Data provided:
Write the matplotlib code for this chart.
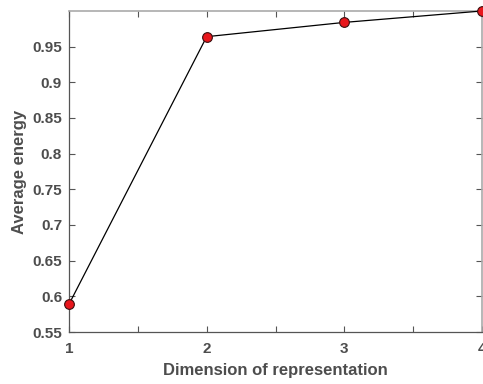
import matplotlib
matplotlib.use("Agg")
import matplotlib.pyplot as plt
from matplotlib.ticker import MultipleLocator

dims = [1, 2, 3, 4]
energy = [0.589, 0.964, 0.984, 1.0]
yticks = [0.55, 0.6, 0.65, 0.7, 0.75, 0.8, 0.85, 0.9, 0.95]
ytick_labels = ["0.55", "0.6", "0.65", "0.7", "0.75", "0.8", "0.85", "0.9", "0.95"]
xticks = [1, 2, 3, 4]

plt.rcParams['font.family'] = ['Liberation Sans', 'DejaVu Sans']
txt = '#4d4d4d'

fig = plt.figure(figsize=(4.83, 3.84), dpi=100)
ax = fig.add_axes([0.1429, 0.1354, 0.998 - 0.1429, 0.9714 - 0.1354])

ax.plot(dims, energy, '-', color='black', lw=0.9, marker='o', markersize=7,
        markerfacecolor='#e8161c', markeredgecolor='#3a1010', markeredgewidth=0.8,
        clip_on=False, zorder=5)

ax.set_xlim(1, 4)
ax.set_ylim(0.55, 1.0)
ax.set_xticks(xticks)
ax.set_xticklabels([str(x) for x in xticks])
ax.xaxis.set_minor_locator(MultipleLocator(0.5))
ax.set_yticks(yticks)
ax.set_yticklabels(ytick_labels)

ax.tick_params(axis='both', which='both', direction='in', colors='#555555',
               labelcolor=txt, labelsize=11, top=True, right=True)
ax.tick_params(which='major', length=4, width=0.8)
ax.tick_params(which='minor', length=4, width=0.8)
ax.tick_params(axis='x', which='both', pad=7)
ax.tick_params(axis='y', which='both', pad=5)
for lab in ax.get_xticklabels() + ax.get_yticklabels():
    lab.set_fontweight('bold')

for s in ['left', 'bottom']:
    ax.spines[s].set_color('#555555')
    ax.spines[s].set_linewidth(0.9)
for s in ['top', 'right']:
    ax.spines[s].set_color('#aaaaaa')
    ax.spines[s].set_linewidth(1.2)

ax.set_xlabel('Dimension of representation', fontsize=12, fontweight='bold', color=txt, labelpad=5)
ax.set_ylabel('Average energy', fontsize=12, fontweight='bold', color=txt, labelpad=4)

fig.savefig('out.png', dpi=100)
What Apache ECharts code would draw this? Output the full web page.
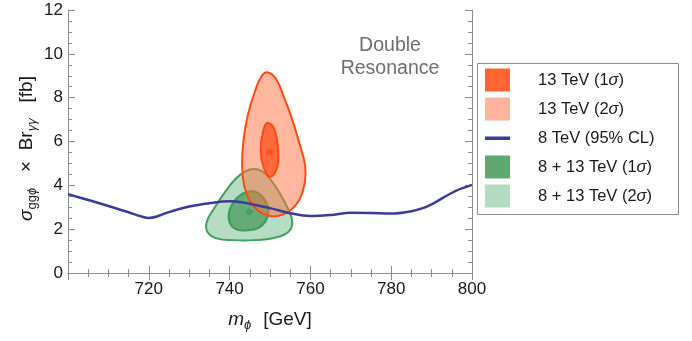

Task directions: Repeat the records above verbatim, with no pictures in the result.

Output of the task:
Write the matplotlib code for this chart.
import matplotlib
matplotlib.use("Agg")
import matplotlib.pyplot as plt
from matplotlib.ticker import MultipleLocator

dims = [1, 2, 3, 4]
energy = [0.589, 0.964, 0.984, 1.0]
yticks = [0.55, 0.6, 0.65, 0.7, 0.75, 0.8, 0.85, 0.9, 0.95]
ytick_labels = ["0.55", "0.6", "0.65", "0.7", "0.75", "0.8", "0.85", "0.9", "0.95"]
xticks = [1, 2, 3, 4]

plt.rcParams['font.family'] = ['Liberation Sans', 'DejaVu Sans']
txt = '#4d4d4d'

fig = plt.figure(figsize=(4.83, 3.84), dpi=100)
ax = fig.add_axes([0.1429, 0.1354, 0.998 - 0.1429, 0.9714 - 0.1354])

ax.plot(dims, energy, '-', color='black', lw=0.9, marker='o', markersize=7,
        markerfacecolor='#e8161c', markeredgecolor='#3a1010', markeredgewidth=0.8,
        clip_on=False, zorder=5)

ax.set_xlim(1, 4)
ax.set_ylim(0.55, 1.0)
ax.set_xticks(xticks)
ax.set_xticklabels([str(x) for x in xticks])
ax.xaxis.set_minor_locator(MultipleLocator(0.5))
ax.set_yticks(yticks)
ax.set_yticklabels(ytick_labels)

ax.tick_params(axis='both', which='both', direction='in', colors='#555555',
               labelcolor=txt, labelsize=11, top=True, right=True)
ax.tick_params(which='major', length=4, width=0.8)
ax.tick_params(which='minor', length=4, width=0.8)
ax.tick_params(axis='x', which='both', pad=7)
ax.tick_params(axis='y', which='both', pad=5)
for lab in ax.get_xticklabels() + ax.get_yticklabels():
    lab.set_fontweight('bold')

for s in ['left', 'bottom']:
    ax.spines[s].set_color('#555555')
    ax.spines[s].set_linewidth(0.9)
for s in ['top', 'right']:
    ax.spines[s].set_color('#aaaaaa')
    ax.spines[s].set_linewidth(1.2)

ax.set_xlabel('Dimension of representation', fontsize=12, fontweight='bold', color=txt, labelpad=5)
ax.set_ylabel('Average energy', fontsize=12, fontweight='bold', color=txt, labelpad=4)

fig.savefig('out.png', dpi=100)
What Apache ECharts code would draw this? Output the full web page.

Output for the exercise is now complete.